▶ **Task**
Locate each line with the string "this" in the listing below and copy it.

▶ **Exercise data**
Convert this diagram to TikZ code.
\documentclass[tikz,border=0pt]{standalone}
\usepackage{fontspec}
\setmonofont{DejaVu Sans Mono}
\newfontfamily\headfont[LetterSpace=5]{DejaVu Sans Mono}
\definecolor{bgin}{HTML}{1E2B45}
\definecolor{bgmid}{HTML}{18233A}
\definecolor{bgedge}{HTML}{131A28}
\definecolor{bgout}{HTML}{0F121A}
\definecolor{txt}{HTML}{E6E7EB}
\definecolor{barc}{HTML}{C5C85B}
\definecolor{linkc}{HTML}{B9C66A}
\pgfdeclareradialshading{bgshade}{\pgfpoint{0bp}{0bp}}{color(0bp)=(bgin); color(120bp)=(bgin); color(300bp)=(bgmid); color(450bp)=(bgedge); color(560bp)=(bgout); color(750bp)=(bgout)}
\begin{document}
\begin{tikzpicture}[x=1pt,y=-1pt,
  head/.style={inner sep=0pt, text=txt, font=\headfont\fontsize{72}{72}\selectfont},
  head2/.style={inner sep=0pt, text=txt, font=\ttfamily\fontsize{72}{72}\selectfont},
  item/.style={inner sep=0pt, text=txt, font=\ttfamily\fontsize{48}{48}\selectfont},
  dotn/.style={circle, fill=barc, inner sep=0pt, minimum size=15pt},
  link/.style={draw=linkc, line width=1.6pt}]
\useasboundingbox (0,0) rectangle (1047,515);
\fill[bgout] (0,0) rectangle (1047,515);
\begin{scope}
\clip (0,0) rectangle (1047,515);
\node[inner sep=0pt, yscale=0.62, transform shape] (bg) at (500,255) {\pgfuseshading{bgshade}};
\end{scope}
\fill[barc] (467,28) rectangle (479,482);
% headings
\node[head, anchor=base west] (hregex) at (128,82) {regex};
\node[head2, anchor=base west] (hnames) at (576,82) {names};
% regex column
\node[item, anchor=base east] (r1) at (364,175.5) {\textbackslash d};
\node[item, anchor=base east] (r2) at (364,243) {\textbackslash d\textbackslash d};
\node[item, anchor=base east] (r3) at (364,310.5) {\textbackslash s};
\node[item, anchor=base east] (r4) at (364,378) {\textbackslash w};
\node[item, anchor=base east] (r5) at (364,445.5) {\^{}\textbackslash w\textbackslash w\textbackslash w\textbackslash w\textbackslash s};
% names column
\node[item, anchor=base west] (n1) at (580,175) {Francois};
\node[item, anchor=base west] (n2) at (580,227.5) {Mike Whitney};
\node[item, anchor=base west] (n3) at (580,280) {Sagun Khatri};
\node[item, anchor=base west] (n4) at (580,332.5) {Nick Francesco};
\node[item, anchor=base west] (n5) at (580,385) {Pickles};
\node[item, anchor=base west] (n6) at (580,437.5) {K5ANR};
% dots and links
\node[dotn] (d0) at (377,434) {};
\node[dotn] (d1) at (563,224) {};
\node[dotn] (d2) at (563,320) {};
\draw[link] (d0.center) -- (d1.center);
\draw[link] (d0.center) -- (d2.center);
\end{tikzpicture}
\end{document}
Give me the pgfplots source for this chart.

▶ **Correct result**
Convert this diagram to TikZ code.
Give me the pgfplots source for this chart.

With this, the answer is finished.